• _Your goal_:
The required output is the exact run of lines from the line containing "Reproduce this chart with matplotlib." to the line containing "non_307 = [5.6, 93.7, 0, 0]", inclusive, and nothing besides.

[Records with drawing code]
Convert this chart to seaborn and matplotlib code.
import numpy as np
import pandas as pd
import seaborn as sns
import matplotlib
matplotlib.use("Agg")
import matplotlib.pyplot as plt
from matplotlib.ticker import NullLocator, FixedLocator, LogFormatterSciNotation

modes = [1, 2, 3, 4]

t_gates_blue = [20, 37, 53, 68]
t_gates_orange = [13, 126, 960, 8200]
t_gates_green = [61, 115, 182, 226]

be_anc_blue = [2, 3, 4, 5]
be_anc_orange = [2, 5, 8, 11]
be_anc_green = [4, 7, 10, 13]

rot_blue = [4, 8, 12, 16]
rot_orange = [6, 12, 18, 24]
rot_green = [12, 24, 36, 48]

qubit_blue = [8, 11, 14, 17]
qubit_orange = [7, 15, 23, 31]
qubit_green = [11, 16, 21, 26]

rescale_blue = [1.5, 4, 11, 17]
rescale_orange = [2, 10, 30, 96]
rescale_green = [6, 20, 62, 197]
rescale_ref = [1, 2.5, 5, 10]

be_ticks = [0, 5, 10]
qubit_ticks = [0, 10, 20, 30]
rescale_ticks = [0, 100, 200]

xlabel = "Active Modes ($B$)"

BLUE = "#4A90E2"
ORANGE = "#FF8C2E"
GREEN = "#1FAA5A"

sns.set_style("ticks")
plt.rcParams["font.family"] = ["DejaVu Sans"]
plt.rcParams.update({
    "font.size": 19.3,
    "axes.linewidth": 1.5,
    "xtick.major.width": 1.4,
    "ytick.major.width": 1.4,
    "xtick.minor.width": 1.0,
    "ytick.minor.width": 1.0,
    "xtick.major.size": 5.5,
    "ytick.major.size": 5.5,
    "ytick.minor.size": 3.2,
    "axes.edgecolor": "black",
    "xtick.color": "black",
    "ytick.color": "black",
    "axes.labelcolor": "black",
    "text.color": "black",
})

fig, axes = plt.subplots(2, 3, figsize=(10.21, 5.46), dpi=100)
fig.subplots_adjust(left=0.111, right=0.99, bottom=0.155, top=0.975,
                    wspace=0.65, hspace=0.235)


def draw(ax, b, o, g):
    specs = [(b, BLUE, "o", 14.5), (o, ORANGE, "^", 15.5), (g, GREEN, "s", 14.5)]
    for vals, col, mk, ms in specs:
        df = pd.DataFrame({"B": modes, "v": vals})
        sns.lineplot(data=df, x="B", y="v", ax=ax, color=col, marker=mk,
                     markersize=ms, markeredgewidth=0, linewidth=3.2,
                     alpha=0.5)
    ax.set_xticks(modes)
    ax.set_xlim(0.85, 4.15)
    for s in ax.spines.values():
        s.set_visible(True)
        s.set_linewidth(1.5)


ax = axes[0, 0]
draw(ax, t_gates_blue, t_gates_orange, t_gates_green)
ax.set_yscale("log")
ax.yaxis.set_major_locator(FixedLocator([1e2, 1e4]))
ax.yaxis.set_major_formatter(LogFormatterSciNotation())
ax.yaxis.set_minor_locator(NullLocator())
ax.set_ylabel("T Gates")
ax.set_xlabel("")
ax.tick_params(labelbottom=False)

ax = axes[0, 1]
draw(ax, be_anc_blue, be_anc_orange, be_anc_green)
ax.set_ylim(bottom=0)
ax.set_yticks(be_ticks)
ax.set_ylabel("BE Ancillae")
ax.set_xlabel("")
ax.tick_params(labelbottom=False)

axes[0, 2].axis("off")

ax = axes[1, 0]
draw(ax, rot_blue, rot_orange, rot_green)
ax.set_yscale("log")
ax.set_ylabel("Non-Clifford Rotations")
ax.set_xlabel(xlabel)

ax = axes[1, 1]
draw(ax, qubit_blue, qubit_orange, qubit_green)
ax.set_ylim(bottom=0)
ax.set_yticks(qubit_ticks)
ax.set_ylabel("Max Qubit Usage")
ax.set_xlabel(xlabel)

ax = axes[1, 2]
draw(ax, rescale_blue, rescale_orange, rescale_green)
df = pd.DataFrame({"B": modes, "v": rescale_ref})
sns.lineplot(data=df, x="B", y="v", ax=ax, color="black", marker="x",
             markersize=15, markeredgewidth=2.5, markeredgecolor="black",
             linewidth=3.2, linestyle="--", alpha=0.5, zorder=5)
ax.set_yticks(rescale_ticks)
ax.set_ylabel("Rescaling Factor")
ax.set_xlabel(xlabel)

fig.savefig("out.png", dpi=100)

---

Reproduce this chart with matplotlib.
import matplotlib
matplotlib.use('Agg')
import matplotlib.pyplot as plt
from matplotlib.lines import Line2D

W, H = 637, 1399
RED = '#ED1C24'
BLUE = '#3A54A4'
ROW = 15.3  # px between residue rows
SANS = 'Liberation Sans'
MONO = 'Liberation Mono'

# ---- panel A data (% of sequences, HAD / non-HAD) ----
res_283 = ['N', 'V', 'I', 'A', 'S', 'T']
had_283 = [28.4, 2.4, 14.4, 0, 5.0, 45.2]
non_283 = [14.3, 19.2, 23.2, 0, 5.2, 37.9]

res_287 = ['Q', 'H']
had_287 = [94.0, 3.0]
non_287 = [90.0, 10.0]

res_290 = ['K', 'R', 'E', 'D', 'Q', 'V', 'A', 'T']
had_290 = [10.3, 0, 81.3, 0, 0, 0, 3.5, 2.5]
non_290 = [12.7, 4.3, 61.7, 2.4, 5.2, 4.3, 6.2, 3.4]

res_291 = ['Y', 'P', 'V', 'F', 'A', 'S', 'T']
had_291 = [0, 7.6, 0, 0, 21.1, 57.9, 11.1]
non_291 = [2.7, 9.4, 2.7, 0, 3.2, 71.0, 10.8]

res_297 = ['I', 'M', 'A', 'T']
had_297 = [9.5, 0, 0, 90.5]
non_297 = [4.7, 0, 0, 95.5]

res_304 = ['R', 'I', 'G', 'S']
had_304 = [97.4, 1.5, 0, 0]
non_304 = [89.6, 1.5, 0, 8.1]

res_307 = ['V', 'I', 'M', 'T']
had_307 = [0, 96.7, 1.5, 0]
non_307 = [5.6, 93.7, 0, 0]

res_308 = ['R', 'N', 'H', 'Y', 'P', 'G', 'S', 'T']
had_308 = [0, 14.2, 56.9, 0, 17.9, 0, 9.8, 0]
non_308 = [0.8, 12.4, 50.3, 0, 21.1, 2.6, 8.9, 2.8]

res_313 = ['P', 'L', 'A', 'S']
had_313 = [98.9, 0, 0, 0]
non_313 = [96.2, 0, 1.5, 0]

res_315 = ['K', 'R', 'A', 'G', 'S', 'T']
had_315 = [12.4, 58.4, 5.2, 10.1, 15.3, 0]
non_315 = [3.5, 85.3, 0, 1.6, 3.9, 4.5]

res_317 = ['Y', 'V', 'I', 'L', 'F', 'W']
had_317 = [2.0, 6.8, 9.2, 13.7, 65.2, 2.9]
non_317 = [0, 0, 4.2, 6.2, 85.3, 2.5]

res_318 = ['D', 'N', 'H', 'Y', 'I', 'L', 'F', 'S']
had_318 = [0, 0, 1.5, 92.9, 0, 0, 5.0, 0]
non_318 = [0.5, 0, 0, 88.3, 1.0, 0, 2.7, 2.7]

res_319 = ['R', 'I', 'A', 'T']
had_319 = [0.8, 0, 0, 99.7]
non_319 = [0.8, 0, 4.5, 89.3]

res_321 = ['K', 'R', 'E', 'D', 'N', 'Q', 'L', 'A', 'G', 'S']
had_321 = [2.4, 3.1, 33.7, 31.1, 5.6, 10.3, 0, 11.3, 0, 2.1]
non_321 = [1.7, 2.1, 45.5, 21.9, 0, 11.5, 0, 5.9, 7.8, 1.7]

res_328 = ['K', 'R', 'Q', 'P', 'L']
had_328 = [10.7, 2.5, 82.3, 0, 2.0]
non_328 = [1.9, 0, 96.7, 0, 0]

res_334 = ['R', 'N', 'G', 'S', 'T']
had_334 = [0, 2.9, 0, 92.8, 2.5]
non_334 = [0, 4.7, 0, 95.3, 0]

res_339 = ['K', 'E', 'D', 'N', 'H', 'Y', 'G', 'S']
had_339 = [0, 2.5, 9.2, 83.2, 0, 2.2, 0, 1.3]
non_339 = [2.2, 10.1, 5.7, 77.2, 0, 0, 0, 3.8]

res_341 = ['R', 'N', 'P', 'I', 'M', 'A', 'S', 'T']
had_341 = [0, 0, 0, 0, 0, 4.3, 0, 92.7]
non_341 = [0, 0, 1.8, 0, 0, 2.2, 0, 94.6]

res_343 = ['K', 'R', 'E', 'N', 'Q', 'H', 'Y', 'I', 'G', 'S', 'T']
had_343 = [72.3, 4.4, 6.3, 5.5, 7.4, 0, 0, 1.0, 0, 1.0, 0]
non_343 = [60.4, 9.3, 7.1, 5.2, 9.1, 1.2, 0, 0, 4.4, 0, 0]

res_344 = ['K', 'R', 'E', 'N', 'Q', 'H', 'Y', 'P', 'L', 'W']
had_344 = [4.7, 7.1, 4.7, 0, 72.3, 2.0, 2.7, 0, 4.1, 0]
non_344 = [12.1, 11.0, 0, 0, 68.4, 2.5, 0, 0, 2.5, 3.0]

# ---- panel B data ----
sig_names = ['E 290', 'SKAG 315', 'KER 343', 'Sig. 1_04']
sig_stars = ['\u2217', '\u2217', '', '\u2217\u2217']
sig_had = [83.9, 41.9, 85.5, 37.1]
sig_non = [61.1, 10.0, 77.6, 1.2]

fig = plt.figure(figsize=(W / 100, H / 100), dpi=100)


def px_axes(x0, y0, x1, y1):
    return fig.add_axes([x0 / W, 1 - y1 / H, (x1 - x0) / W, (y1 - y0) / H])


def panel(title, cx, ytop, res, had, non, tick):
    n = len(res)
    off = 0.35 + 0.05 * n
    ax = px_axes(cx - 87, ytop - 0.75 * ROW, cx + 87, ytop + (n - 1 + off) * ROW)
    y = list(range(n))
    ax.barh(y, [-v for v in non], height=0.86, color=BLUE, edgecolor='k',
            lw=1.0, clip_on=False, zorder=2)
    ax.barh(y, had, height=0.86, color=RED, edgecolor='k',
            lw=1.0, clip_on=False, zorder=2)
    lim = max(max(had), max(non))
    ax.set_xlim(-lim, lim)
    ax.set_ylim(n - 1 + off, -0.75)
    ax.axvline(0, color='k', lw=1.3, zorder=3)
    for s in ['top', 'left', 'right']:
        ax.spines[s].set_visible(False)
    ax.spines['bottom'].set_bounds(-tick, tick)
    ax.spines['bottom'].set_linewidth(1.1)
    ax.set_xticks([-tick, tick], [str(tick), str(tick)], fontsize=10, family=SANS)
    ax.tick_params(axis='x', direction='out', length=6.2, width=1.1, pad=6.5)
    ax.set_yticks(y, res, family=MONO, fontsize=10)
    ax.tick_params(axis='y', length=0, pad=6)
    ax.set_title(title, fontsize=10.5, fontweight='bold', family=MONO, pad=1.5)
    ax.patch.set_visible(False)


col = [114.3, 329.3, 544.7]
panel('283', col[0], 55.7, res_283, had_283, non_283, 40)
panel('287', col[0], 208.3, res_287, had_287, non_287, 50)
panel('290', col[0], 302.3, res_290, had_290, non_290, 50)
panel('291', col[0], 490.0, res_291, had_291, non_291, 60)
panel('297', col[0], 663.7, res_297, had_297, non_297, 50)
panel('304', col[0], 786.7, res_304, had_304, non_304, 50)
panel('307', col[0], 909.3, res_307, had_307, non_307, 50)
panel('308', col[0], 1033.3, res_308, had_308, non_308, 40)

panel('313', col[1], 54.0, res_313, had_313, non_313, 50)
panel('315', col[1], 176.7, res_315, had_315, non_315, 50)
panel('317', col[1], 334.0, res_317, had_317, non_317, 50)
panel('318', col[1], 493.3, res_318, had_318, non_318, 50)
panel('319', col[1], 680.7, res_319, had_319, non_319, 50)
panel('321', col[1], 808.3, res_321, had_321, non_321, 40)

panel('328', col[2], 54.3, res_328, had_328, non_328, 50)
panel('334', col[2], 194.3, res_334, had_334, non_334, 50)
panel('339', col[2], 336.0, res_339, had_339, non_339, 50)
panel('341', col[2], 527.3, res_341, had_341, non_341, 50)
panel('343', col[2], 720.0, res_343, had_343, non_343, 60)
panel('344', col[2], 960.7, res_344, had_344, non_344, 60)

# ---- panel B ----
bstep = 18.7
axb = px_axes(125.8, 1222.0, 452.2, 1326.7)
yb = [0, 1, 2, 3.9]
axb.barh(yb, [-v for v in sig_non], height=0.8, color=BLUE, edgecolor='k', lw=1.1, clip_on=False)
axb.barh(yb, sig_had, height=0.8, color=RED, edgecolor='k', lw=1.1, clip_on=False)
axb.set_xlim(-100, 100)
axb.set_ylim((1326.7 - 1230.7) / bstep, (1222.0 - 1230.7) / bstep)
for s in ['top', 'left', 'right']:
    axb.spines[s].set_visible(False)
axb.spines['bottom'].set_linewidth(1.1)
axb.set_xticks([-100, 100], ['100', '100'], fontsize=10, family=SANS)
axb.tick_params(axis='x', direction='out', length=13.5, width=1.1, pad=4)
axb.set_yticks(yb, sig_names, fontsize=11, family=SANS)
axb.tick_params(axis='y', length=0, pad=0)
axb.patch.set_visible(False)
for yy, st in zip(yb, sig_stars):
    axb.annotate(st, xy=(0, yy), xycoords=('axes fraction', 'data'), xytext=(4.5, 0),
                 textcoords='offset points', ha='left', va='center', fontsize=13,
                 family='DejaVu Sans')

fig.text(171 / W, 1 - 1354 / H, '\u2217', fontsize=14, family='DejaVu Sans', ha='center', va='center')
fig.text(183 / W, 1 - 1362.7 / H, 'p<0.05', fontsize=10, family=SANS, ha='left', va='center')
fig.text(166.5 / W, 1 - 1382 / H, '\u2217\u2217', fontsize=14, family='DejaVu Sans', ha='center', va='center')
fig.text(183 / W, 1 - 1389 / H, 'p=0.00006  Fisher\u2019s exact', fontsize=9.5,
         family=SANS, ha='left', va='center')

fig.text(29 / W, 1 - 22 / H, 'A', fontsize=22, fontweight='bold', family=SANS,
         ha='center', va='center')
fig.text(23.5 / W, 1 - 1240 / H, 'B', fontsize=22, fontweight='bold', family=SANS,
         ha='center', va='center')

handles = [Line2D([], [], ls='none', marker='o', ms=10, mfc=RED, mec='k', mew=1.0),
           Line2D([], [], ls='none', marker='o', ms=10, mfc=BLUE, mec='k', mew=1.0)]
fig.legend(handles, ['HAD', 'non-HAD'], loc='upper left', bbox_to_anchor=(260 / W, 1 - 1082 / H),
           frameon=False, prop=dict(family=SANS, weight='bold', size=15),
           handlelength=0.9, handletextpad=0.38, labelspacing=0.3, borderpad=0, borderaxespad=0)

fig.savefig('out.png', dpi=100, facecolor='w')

...

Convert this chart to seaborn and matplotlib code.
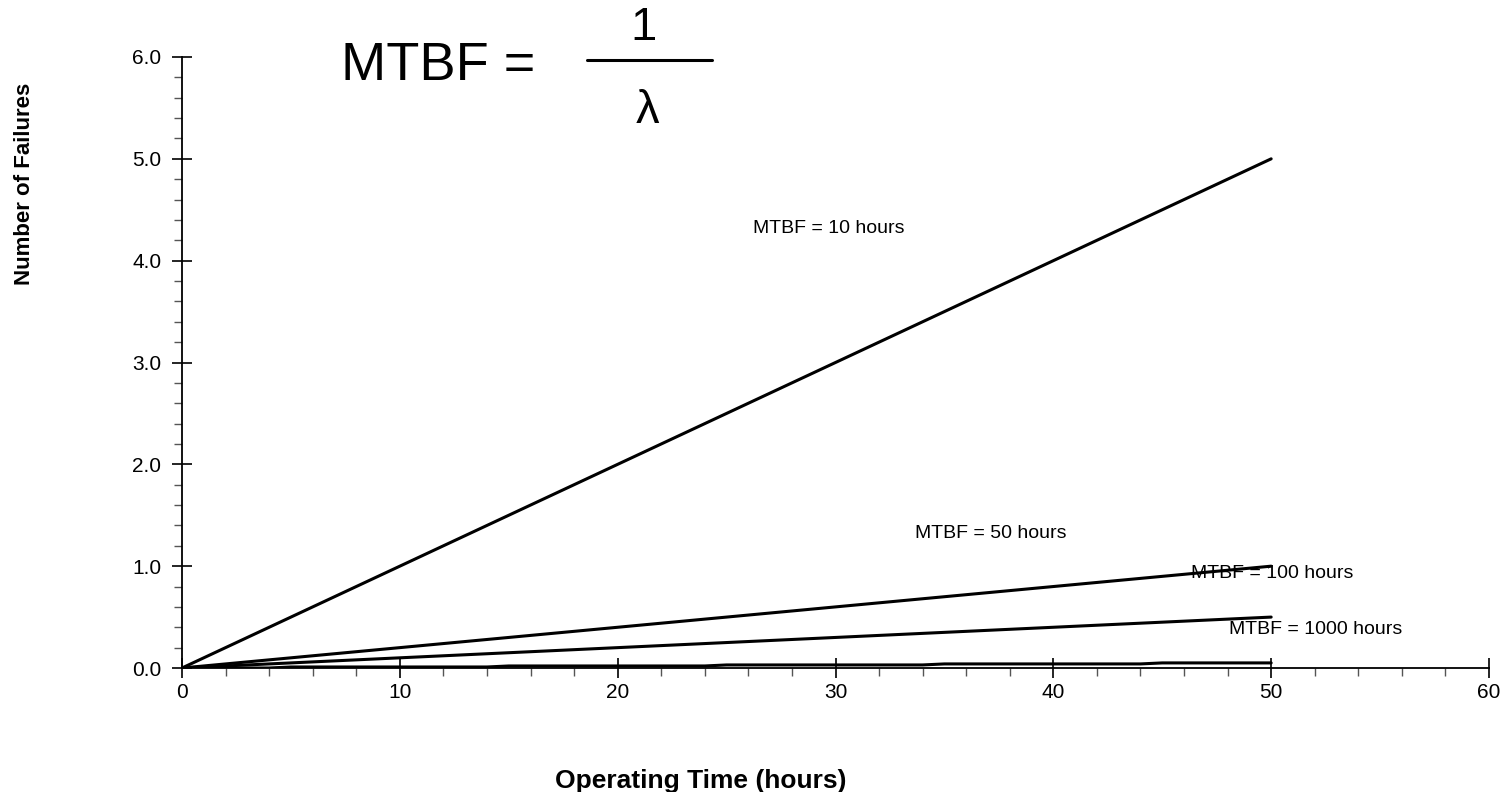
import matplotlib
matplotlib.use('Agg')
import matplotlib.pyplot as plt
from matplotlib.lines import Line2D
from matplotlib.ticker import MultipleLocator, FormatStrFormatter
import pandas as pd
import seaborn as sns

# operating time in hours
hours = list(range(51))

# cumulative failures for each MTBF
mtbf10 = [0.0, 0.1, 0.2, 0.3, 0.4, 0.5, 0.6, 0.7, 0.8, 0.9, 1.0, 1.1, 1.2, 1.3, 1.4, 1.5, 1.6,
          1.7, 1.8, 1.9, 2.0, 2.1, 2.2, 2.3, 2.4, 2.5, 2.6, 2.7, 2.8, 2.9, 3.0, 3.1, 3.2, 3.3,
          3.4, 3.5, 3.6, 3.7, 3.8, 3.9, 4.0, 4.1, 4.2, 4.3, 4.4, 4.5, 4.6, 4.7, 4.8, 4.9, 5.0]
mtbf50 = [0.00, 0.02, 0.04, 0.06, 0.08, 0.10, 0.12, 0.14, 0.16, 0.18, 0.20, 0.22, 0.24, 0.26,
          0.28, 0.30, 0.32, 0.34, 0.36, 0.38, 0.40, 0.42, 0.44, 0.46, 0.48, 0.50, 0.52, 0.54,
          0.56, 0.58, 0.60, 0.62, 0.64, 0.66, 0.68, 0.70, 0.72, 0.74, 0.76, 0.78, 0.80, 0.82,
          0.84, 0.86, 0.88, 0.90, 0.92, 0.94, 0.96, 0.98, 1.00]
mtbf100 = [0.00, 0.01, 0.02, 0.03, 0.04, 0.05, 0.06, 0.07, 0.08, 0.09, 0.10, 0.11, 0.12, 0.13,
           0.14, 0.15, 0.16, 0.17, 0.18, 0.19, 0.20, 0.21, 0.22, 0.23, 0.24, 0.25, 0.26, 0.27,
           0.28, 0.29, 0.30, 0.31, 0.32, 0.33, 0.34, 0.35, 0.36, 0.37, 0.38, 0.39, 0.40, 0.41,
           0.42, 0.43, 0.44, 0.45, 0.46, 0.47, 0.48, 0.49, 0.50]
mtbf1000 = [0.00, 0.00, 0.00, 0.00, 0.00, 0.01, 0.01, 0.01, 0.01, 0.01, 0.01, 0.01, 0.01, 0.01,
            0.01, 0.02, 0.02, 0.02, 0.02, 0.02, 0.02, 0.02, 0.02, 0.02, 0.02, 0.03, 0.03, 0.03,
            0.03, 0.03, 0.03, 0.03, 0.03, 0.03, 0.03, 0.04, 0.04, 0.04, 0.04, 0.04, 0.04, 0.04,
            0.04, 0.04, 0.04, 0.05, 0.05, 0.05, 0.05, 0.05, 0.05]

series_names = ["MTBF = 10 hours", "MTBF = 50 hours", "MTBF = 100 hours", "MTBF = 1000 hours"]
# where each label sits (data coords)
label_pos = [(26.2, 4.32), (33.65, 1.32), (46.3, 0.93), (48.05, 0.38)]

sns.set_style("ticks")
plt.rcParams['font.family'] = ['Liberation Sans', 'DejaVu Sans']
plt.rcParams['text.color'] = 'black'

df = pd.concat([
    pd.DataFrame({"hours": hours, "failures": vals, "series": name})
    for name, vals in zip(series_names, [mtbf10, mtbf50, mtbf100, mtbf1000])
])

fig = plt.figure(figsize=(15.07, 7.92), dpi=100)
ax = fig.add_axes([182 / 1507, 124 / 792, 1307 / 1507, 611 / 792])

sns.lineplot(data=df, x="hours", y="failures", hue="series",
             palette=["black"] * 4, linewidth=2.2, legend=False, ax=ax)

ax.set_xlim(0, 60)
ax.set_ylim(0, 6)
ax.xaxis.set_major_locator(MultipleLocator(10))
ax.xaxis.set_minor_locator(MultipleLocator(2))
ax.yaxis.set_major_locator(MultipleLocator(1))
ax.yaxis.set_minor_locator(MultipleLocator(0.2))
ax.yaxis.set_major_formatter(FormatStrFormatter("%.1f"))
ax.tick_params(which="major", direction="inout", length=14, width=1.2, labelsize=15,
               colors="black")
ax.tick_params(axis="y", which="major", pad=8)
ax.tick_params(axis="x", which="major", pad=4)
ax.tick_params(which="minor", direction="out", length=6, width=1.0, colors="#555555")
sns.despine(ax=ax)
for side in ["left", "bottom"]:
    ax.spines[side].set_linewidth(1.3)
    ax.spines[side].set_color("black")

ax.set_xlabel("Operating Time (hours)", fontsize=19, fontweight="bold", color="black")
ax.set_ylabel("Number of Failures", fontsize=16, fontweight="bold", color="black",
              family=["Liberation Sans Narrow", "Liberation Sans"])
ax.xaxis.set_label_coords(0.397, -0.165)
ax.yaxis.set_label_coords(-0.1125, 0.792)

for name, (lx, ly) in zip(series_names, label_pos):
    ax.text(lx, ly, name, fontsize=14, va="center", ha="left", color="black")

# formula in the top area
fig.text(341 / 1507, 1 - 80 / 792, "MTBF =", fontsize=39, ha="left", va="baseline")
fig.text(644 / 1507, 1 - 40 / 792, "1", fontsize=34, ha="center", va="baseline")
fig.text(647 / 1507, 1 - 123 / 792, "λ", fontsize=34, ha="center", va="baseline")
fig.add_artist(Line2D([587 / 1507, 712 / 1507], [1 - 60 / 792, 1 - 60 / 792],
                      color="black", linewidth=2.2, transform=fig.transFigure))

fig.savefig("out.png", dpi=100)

• _The completed task_:
Reproduce this chart with matplotlib.
import matplotlib
matplotlib.use('Agg')
import matplotlib.pyplot as plt
from matplotlib.lines import Line2D

W, H = 637, 1399
RED = '#ED1C24'
BLUE = '#3A54A4'
ROW = 15.3  # px between residue rows
SANS = 'Liberation Sans'
MONO = 'Liberation Mono'

# ---- panel A data (% of sequences, HAD / non-HAD) ----
res_283 = ['N', 'V', 'I', 'A', 'S', 'T']
had_283 = [28.4, 2.4, 14.4, 0, 5.0, 45.2]
non_283 = [14.3, 19.2, 23.2, 0, 5.2, 37.9]

res_287 = ['Q', 'H']
had_287 = [94.0, 3.0]
non_287 = [90.0, 10.0]

res_290 = ['K', 'R', 'E', 'D', 'Q', 'V', 'A', 'T']
had_290 = [10.3, 0, 81.3, 0, 0, 0, 3.5, 2.5]
non_290 = [12.7, 4.3, 61.7, 2.4, 5.2, 4.3, 6.2, 3.4]

res_291 = ['Y', 'P', 'V', 'F', 'A', 'S', 'T']
had_291 = [0, 7.6, 0, 0, 21.1, 57.9, 11.1]
non_291 = [2.7, 9.4, 2.7, 0, 3.2, 71.0, 10.8]

res_297 = ['I', 'M', 'A', 'T']
had_297 = [9.5, 0, 0, 90.5]
non_297 = [4.7, 0, 0, 95.5]

res_304 = ['R', 'I', 'G', 'S']
had_304 = [97.4, 1.5, 0, 0]
non_304 = [89.6, 1.5, 0, 8.1]

res_307 = ['V', 'I', 'M', 'T']
had_307 = [0, 96.7, 1.5, 0]
non_307 = [5.6, 93.7, 0, 0]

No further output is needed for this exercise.